Randal Davidson went to work at Dalton High School in Georgia on February 28, 2018 contemplating suicide. That’s what he told Superior Court Judge Cindy Morris on Tuesday, when he pleaded guilty to felony charges, the Daily Citizen reported.
Prior to Davidson’s plea, school principal Steve Bartoo described what he experienced that day, which was just two weeks after a shooting at Marjory Stoneman Douglas High School in Parkland, Florida claimed the lives of 17 people. Bartoo said students approached him when Davidson wouldn’t let them into his classroom. The principal recalled that when he tried using a key to get in, Davidson fired a gun at a window.
At that point, Bartoo said, he notified a school resource officer and placed the school on lockdown. No one was hurt.
“I recall how eerily quiet the school had become,” he said.
Davidson said he was sorry for what happened, telling Judge Morris that he was thinking about ending his own life that day.
Davidson’s attorney Richard Murray described the various pressures and troubles the teacher was facing at the time, but that he is doing better now. He explained that he was dealing with “severe financial pressure,” and the death of his father. Plus, he was suffering from mental illness, but is now receiving treatment that has improved his condition.

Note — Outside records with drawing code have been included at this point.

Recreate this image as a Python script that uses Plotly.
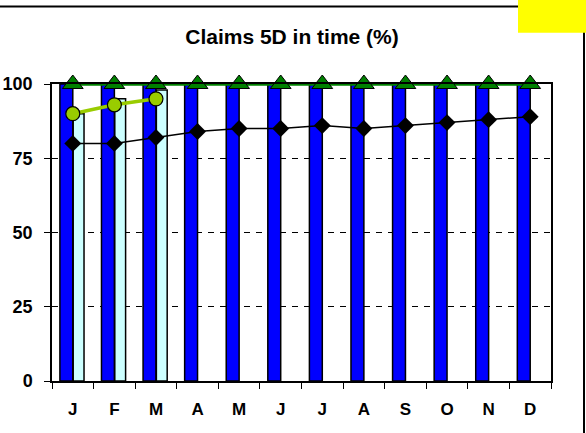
import plotly.graph_objects as go

months = ["J", "F", "M", "A", "M", "J", "J", "A", "S", "O", "N", "D"]
target = [100] * 12                      # blue bars
actual_bars = [90, 95, 98]               # light cyan bars (J-M)
prev_year = [80, 80, 82, 84, 85, 85, 86, 85, 86, 87, 88, 89]   # black diamonds
current = [90, 93, 95]                   # lime circles
goal = [100] * 12                        # green triangles
y_ticks = [0, 25, 50, 75, 100]

x = list(range(len(months)))
FONT = "Liberation Sans, Arial, sans-serif"

fig = go.Figure()
fig.add_trace(go.Bar(x=x, y=target, offset=-0.31, width=0.31,
                     marker=dict(color="#0000FF", line=dict(color="black", width=1.5))))
fig.add_trace(go.Bar(x=x[:len(actual_bars)], y=actual_bars, offset=0.01, width=0.26,
                     marker=dict(color="#CCFFFF", line=dict(color="black", width=1.5))))
fig.add_trace(go.Scatter(x=x, y=goal, mode="lines+markers", cliponaxis=False,
                         line=dict(color="#008000", width=3.5),
                         marker=dict(symbol="triangle-up", size=18, color="#008000",
                                     line=dict(color="black", width=1))))
fig.add_trace(go.Scatter(x=x, y=prev_year, mode="lines+markers", cliponaxis=False,
                         line=dict(color="black", width=1.5),
                         marker=dict(symbol="diamond", size=13, color="black")))
fig.add_trace(go.Scatter(x=x[:len(current)], y=current, mode="lines+markers", cliponaxis=False,
                         line=dict(color="#99CC00", width=3.5),
                         marker=dict(symbol="circle", size=14, color="#99CC00",
                                     line=dict(color="black", width=1.2))))

def px_x(p):
    return (p - 52) / 499.0

def px_y(p):
    return (381 - p) / 296.7

fig.update_layout(
    width=586, height=433,
    autosize=False,
    margin=dict(l=52, r=35, t=84.3, b=52, autoexpand=False),
    paper_bgcolor="white", plot_bgcolor="white",
    showlegend=False,
    barmode="overlay",
    font=dict(family=FONT, color="black"),
    title=dict(text="<b>Claims 5D in time (%)</b>", x=292/586, xanchor="center",
               y=1 - 37/433, yanchor="middle", xref="container", yref="container",
               font=dict(size=21, family=FONT, color="black")),
    shapes=[
        dict(type="rect", xref="paper", yref="paper",
             x0=px_x(-20), x1=px_x(584), y0=px_y(460), y1=px_y(7),
             line=dict(color="black", width=2), layer="above"),
        dict(type="rect", xref="paper", yref="paper",
             x0=px_x(518), x1=px_x(600), y0=px_y(33), y1=px_y(-10),
             fillcolor="#FFFF00", line=dict(width=0), layer="above"),
    ],
)
fig.update_xaxes(range=[-0.5, 11.5], tickvals=x, ticktext=months, automargin=False,
                 ticks="", ticklen=0, ticklabelstandoff=12,
                 tickfont=dict(size=17, family=FONT, weight="bold", color="black"),
                 showgrid=False, zeroline=False,
                 showline=True, linecolor="black", linewidth=1.5, mirror=True,
                 minor=dict(tick0=-0.5, dtick=1, ticks="outside", ticklen=6,
                            tickcolor="black", tickwidth=1.2, showgrid=False))
fig.update_yaxes(range=[0, 100], tickvals=y_ticks, ticks="outside", ticklen=6, automargin=False,
                 tickcolor="black", tickwidth=1.2, ticklabelstandoff=8,
                 tickfont=dict(size=18, family=FONT, weight="bold", color="black"),
                 showgrid=True, gridcolor="black", gridwidth=1, griddash="6px,6px",
                 zeroline=False,
                 showline=True, linecolor="black", linewidth=1.5, mirror=True)

fig.write_html("out.html", config={"displayModeBar": False},
               post_script="document.body.style.margin='0px';")
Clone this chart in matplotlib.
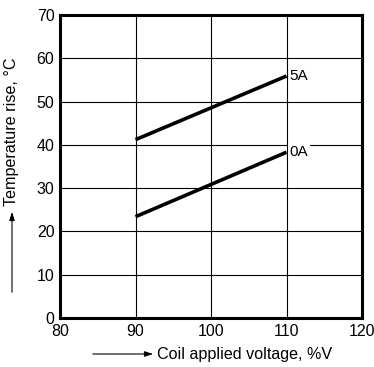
import matplotlib.pyplot as plt
from matplotlib.patches import FancyArrowPatch

plt.rcParams["font.family"] = ["Liberation Sans", "DejaVu Sans"]

voltage = [90, 110]
rise_5a = [41.2, 55.9]
rise_0a = [23.4, 38.3]
x_ticks = [80, 90, 100, 110, 120]
y_ticks = [0, 10, 20, 30, 40, 50, 60, 70]

fig = plt.figure(figsize=(3.74, 3.67), dpi=100)
ax = fig.add_axes([60 / 374, 1 - 318 / 367, 302 / 374, 303 / 367])

ax.set_xlim(80, 120)
ax.set_ylim(0, 70)
ax.set_xticks(x_ticks)
ax.set_yticks(y_ticks)
ax.grid(True, color="black", linewidth=0.8)
ax.set_axisbelow(True)
for s in ax.spines.values():
    s.set_linewidth(2.2)
    s.set_zorder(5)
ax.tick_params(length=0, labelsize=11.5)
ax.tick_params(axis="y", pad=4)
ax.tick_params(axis="x", pad=4)

ax.plot(voltage, rise_5a, color="black", linewidth=2.6, solid_capstyle="butt")
ax.plot(voltage, rise_0a, color="black", linewidth=2.6, solid_capstyle="butt")

ax.text(voltage[-1] + 0.4, rise_5a[-1], "5A", fontsize=11, va="center", ha="left")
ax.text(voltage[-1] + 0.4, rise_0a[-1], "0A", fontsize=11, va="center", ha="left",
        bbox=dict(facecolor="white", edgecolor="none", pad=1))

# axis labels with arrows
fig.text(157 / 374, 1 - 355 / 367, "Coil applied voltage, %V", fontsize=11.6,
         ha="left", va="center")
fig.patches.append(FancyArrowPatch(
    (90 / 374, 1 - 354 / 367), (156 / 374, 1 - 354 / 367),
    transform=fig.transFigure, arrowstyle="-|>,head_length=5,head_width=1.6",
    color="black", linewidth=0.8, mutation_scale=1))

fig.text(12 / 374, 1 - 206 / 367, "Temperature rise, °C", fontsize=11.6,
         rotation=90, ha="center", va="bottom")
fig.patches.append(FancyArrowPatch(
    (12 / 374, 1 - 295 / 367), (12 / 374, 1 - 209 / 367),
    transform=fig.transFigure, arrowstyle="-|>,head_length=5,head_width=1.6",
    color="black", linewidth=0.8, mutation_scale=1))

fig.savefig("out.png", dpi=100)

“[H]e has had schizophrenia and bipolar (disorder) for a while and struggling with that,” Murray said. “He’s on five medications now and he’s doing wonderful. The state psychologist says he’s doing wonderful. He just wasn’t on a constant routine of medication and treatment.”
District Attorney Bert Poston backed that up in a press release, saying that according to an investigation, it seemed likely that Davidson’s plan was to be shot and killed by police.
Fortunately, the press release said, “School Resource Officer (Bart) Chandler was able to convince Davidson to surrender.”
Davidson pleaded guilty to felony charges of first-degree criminal damage to property and carrying a weapon within a school safety zone, as well as a misdemeanor charge of disrupting the operation of a public school.